Data lines:

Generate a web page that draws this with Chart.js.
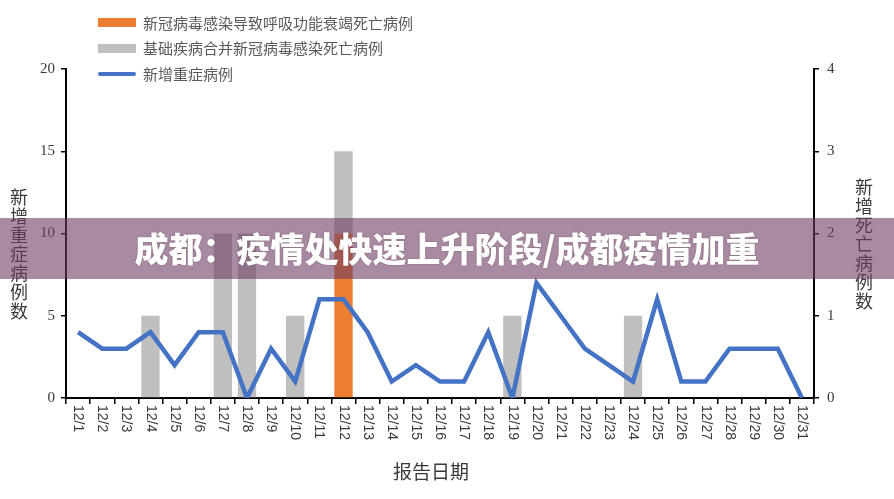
<!DOCTYPE html>
<html lang="zh">
<head>
  <meta charset="UTF-8" />
  <title>成都疫情</title>
  <script src="https://cdn.jsdelivr.net/npm/chart.js"></script>
  <style>
    body {
      margin: 0;
      background: #fff;
      font-family: 'Noto Sans CJK SC', sans-serif;
    }
    .wrap {
      position: relative;
      width: 894px;
      height: 499px;
      overflow: hidden;
    }
    canvas { position: absolute; left: 0; top: 0; }
    .legend {
      position: absolute;
      left: 98px;
      top: 10px;
      font-size: 15px;
      color: #595959;
    }
    .legend div {
      height: 25.5px;
      line-height: 22px;
      display: flex;
      align-items: center;
    }
    .legend span.sw {
      display: inline-block;
      width: 38px;
      height: 9px;
      margin-right: 7px;
    }
    .legend span.ln {
      display: inline-block;
      width: 38px;
      height: 4px;
      border-radius: 2px;
      margin-right: 7px;
      background: #4472c4;
    }
    .ytitle {
      position: absolute;
      writing-mode: vertical-rl;
      text-orientation: upright;
      font-size: 18px;
      line-height: 20px;
      letter-spacing: 1px;
      color: #3a3a3a;
    }
    .xtitle {
      position: absolute;
      left: 393px;
      top: 457px;
      font-size: 19px;
      color: #3a3a3a;
    }
    .banner {
      position: absolute;
      left: 0;
      top: 218px;
      width: 894px;
      height: 61px;
      background: rgba(110, 60, 100, 0.6);
      color: #fff;
      font-weight: 900;
      font-size: 34px;
      line-height: 60px;
      text-align: center;
      text-shadow: 0 0 2px rgba(60, 30, 50, 0.35);
    }
  </style>
</head>
<body>
  <div class="wrap">
    <canvas id="chart" width="894" height="499"></canvas>
    <div class="legend">
      <div><span class="sw" style="background:#ed7d31"></span>新冠病毒感染导致呼吸功能衰竭死亡病例</div>
      <div><span class="sw" style="background:#bfbfbf"></span>基础疾病合并新冠病毒感染死亡病例</div>
      <div><span class="ln"></span>新增重症病例</div>
    </div>
    <div class="ytitle" style="left:9px; top:188px;">新增重症病例数</div>
    <div class="ytitle" style="left:854px; top:178px;">新增死亡病例数</div>
    <div class="xtitle">报告日期</div>
    <div class="banner">成都：疫情处快速上升阶段/成都疫情加重</div>
  </div>

  <script>
    const dates = ['12/1','12/2','12/3','12/4','12/5','12/6','12/7','12/8','12/9','12/10',
      '12/11','12/12','12/13','12/14','12/15','12/16','12/17','12/18','12/19','12/20',
      '12/21','12/22','12/23','12/24','12/25','12/26','12/27','12/28','12/29','12/30','12/31'];

    // deaths (right axis)
    const respFailDeaths = [null,null,null,null,null,null,null,null,null,null,
      null,2,null,null,null,null,null,null,null,null,
      null,null,null,null,null,null,null,null,null,null,null];
    const comorbidDeaths = [null,null,null,1,null,null,2,2,null,1,
      null,1,null,null,null,null,null,null,1,null,
      null,null,null,1,null,null,null,null,null,null,null];

    // new severe cases (left axis)
    const severeCases = [4,3,3,4,2,4,4,0,3,1,
      6,6,4,1,2,1,1,4,0,7,
      5,3,2,1,6,1,1,3,3,3,0];

    const leftTicks = { min: 0, max: 20, step: 5 };
    const rightTicks = { min: 0, max: 4, step: 1 };

    // draw x labels rotated clockwise (top-to-bottom), like the original
    const xLabelPlugin = {
      id: 'xLabels',
      afterDraw(chart) {
        const ctx = chart.ctx;
        const xs = chart.scales.x;
        ctx.save();
        ctx.fillStyle = '#3a3a3a';
        ctx.font = '14px "Liberation Sans", sans-serif';
        ctx.textAlign = 'left';
        ctx.textBaseline = 'middle';
        dates.forEach((d, i) => {
          const x = xs.getPixelForValue(i);
          ctx.save();
          ctx.translate(x, 405);
          ctx.rotate(Math.PI / 2);
          ctx.fillText(d, 0, 0);
          ctx.restore();
        });
        ctx.restore();
      }
    };

    const ctx = document.getElementById('chart').getContext('2d');
    new Chart(ctx, {
      data: {
        labels: dates,
        datasets: [
          {
            type: 'line',
            label: '新增重症病例',
            data: severeCases,
            yAxisID: 'y',
            borderColor: '#4472c4',
            borderWidth: 4.5,
            pointRadius: 0,
            tension: 0,
            order: 0
          },
          {
            type: 'bar',
            label: '新冠病毒感染导致呼吸功能衰竭死亡病例',
            data: respFailDeaths,
            yAxisID: 'y1',
            backgroundColor: '#ed7d31',
            stack: 'd',
            categoryPercentage: 1,
            barPercentage: 0.76,
            order: 1
          },
          {
            type: 'bar',
            label: '基础疾病合并新冠病毒感染死亡病例',
            data: comorbidDeaths,
            yAxisID: 'y1',
            backgroundColor: '#bfbfbf',
            stack: 'd',
            categoryPercentage: 1,
            barPercentage: 0.76,
            order: 1
          }
        ]
      },
      options: {
        responsive: false,
        animation: false,
        layout: { padding: { top: 69, left: 0, right: 0, bottom: 0 } },
        plugins: {
          legend: { display: false },
          tooltip: { enabled: false }
        },
        scales: {
          x: {
            stacked: true,
            offset: true,
            grid: {
              offset: true,
              drawOnChartArea: false,
              drawTicks: true,
              tickLength: 6,
              color: '#000',
              lineWidth: 1.5
            },
            border: { color: '#000', width: 2 },
            ticks: {
              autoSkip: false,
              maxRotation: 90,
              minRotation: 90,
              color: 'transparent'
            },
            afterFit(scale) { scale.height = 101; }
          },
          y: {
            position: 'left',
            min: leftTicks.min,
            max: leftTicks.max,
            grid: {
              drawOnChartArea: false,
              drawTicks: true,
              tickLength: 5,
              color: '#000',
              lineWidth: 1.5
            },
            border: { color: '#000', width: 2 },
            ticks: {
              stepSize: leftTicks.step,
              padding: 6,
              color: '#3a3a3a',
              font: { family: '"Liberation Serif", serif', size: 15 }
            },
            afterFit(scale) { scale.width = 66; }
          },
          y1: {
            position: 'right',
            stacked: true,
            min: rightTicks.min,
            max: rightTicks.max,
            grid: {
              drawOnChartArea: false,
              drawTicks: true,
              tickLength: 5,
              color: '#000',
              lineWidth: 1.5
            },
            border: { color: '#000', width: 2 },
            ticks: {
              stepSize: rightTicks.step,
              padding: 8,
              color: '#3a3a3a',
              font: { family: '"Liberation Serif", serif', size: 15 }
            },
            afterFit(scale) { scale.width = 80; }
          }
        }
      },
      plugins: [xLabelPlugin]
    });
  </script>
</body>
</html>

Short exercise:
Omit every picture while copying the listing above exactly.

Correct result:
Generate a web page that draws this with Chart.js.
<!DOCTYPE html>
<html lang="zh">
<head>
  <meta charset="UTF-8" />
  <title>成都疫情</title>
  <script src="https://cdn.jsdelivr.net/npm/chart.js"></script>
  <style>
    body {
      margin: 0;
      background: #fff;
      font-family: 'Noto Sans CJK SC', sans-serif;
    }
    .wrap {
      position: relative;
      width: 894px;
      height: 499px;
      overflow: hidden;
    }
    canvas { position: absolute; left: 0; top: 0; }
    .legend {
      position: absolute;
      left: 98px;
      top: 10px;
      font-size: 15px;
      color: #595959;
    }
    .legend div {
      height: 25.5px;
      line-height: 22px;
      display: flex;
      align-items: center;
    }
    .legend span.sw {
      display: inline-block;
      width: 38px;
      height: 9px;
      margin-right: 7px;
    }
    .legend span.ln {
      display: inline-block;
      width: 38px;
      height: 4px;
      border-radius: 2px;
      margin-right: 7px;
      background: #4472c4;
    }
    .ytitle {
      position: absolute;
      writing-mode: vertical-rl;
      text-orientation: upright;
      font-size: 18px;
      line-height: 20px;
      letter-spacing: 1px;
      color: #3a3a3a;
    }
    .xtitle {
      position: absolute;
      left: 393px;
      top: 457px;
      font-size: 19px;
      color: #3a3a3a;
    }
    .banner {
      position: absolute;
      left: 0;
      top: 218px;
      width: 894px;
      height: 61px;
      background: rgba(110, 60, 100, 0.6);
      color: #fff;
      font-weight: 900;
      font-size: 34px;
      line-height: 60px;
      text-align: center;
      text-shadow: 0 0 2px rgba(60, 30, 50, 0.35);
    }
  </style>
</head>
<body>
  <div class="wrap">
    <canvas id="chart" width="894" height="499"></canvas>
    <div class="legend">
      <div><span class="sw" style="background:#ed7d31"></span>新冠病毒感染导致呼吸功能衰竭死亡病例</div>
      <div><span class="sw" style="background:#bfbfbf"></span>基础疾病合并新冠病毒感染死亡病例</div>
      <div><span class="ln"></span>新增重症病例</div>
    </div>
    <div class="ytitle" style="left:9px; top:188px;">新增重症病例数</div>
    <div class="ytitle" style="left:854px; top:178px;">新增死亡病例数</div>
    <div class="xtitle">报告日期</div>
    <div class="banner">成都：疫情处快速上升阶段/成都疫情加重</div>
  </div>

  <script>
    const dates = ['12/1','12/2','12/3','12/4','12/5','12/6','12/7','12/8','12/9','12/10',
      '12/11','12/12','12/13','12/14','12/15','12/16','12/17','12/18','12/19','12/20',
      '12/21','12/22','12/23','12/24','12/25','12/26','12/27','12/28','12/29','12/30','12/31'];

    // deaths (right axis)
    const respFailDeaths = [null,null,null,null,null,null,null,null,null,null,
      null,2,null,null,null,null,null,null,null,null,
      null,null,null,null,null,null,null,null,null,null,null];
    const comorbidDeaths = [null,null,null,1,null,null,2,2,null,1,
      null,1,null,null,null,null,null,null,1,null,
      null,null,null,1,null,null,null,null,null,null,null];

    // new severe cases (left axis)
    const severeCases = [4,3,3,4,2,4,4,0,3,1,
      6,6,4,1,2,1,1,4,0,7,
      5,3,2,1,6,1,1,3,3,3,0];

    const leftTicks = { min: 0, max: 20, step: 5 };
    const rightTicks = { min: 0, max: 4, step: 1 };

    // draw x labels rotated clockwise (top-to-bottom), like the original
    const xLabelPlugin = {
      id: 'xLabels',
      afterDraw(chart) {
        const ctx = chart.ctx;
        const xs = chart.scales.x;
        ctx.save();
        ctx.fillStyle = '#3a3a3a';
        ctx.font = '14px "Liberation Sans", sans-serif';
        ctx.textAlign = 'left';
        ctx.textBaseline = 'middle';
        dates.forEach((d, i) => {
          const x = xs.getPixelForValue(i);
          ctx.save();
          ctx.translate(x, 405);
          ctx.rotate(Math.PI / 2);
          ctx.fillText(d, 0, 0);
          ctx.restore();
        });
        ctx.restore();
      }
    };

    const ctx = document.getElementById('chart').getContext('2d');
    new Chart(ctx, {
      data: {
        labels: dates,
        datasets: [
          {
            type: 'line',
            label: '新增重症病例',
            data: severeCases,
            yAxisID: 'y',
            borderColor: '#4472c4',
            borderWidth: 4.5,
            pointRadius: 0,
            tension: 0,
            order: 0
          },
          {
            type: 'bar',
            label: '新冠病毒感染导致呼吸功能衰竭死亡病例',
            data: respFailDeaths,
            yAxisID: 'y1',
            backgroundColor: '#ed7d31',
            stack: 'd',
            categoryPercentage: 1,
            barPercentage: 0.76,
            order: 1
          },
          {
            type: 'bar',
            label: '基础疾病合并新冠病毒感染死亡病例',
            data: comorbidDeaths,
            yAxisID: 'y1',
            backgroundColor: '#bfbfbf',
            stack: 'd',
            categoryPercentage: 1,
            barPercentage: 0.76,
            order: 1
          }
        ]
      },
      options: {
        responsive: false,
        animation: false,
        layout: { padding: { top: 69, left: 0, right: 0, bottom: 0 } },
        plugins: {
          legend: { display: false },
          tooltip: { enabled: false }
        },
        scales: {
          x: {
            stacked: true,
            offset: true,
            grid: {
              offset: true,
              drawOnChartArea: false,
              drawTicks: true,
              tickLength: 6,
              color: '#000',
              lineWidth: 1.5
            },
            border: { color: '#000', width: 2 },
            ticks: {
              autoSkip: false,
              maxRotation: 90,
              minRotation: 90,
              color: 'transparent'
            },
            afterFit(scale) { scale.height = 101; }
          },
          y: {
            position: 'left',
            min: leftTicks.min,
            max: leftTicks.max,
            grid: {
              drawOnChartArea: false,
              drawTicks: true,
              tickLength: 5,
              color: '#000',
              lineWidth: 1.5
            },
            border: { color: '#000', width: 2 },
            ticks: {
              stepSize: leftTicks.step,
              padding: 6,
              color: '#3a3a3a',
              font: { family: '"Liberation Serif", serif', size: 15 }
            },
            afterFit(scale) { scale.width = 66; }
          },
          y1: {
            position: 'right',
            stacked: true,
            min: rightTicks.min,
            max: rightTicks.max,
            grid: {
              drawOnChartArea: false,
              drawTicks: true,
              tickLength: 5,
              color: '#000',
              lineWidth: 1.5
            },
            border: { color: '#000', width: 2 },
            ticks: {
              stepSize: rightTicks.step,
              padding: 8,
              color: '#3a3a3a',
              font: { family: '"Liberation Serif", serif', size: 15 }
            },
            afterFit(scale) { scale.width = 80; }
          }
        }
      },
      plugins: [xLabelPlugin]
    });
  </script>
</body>
</html>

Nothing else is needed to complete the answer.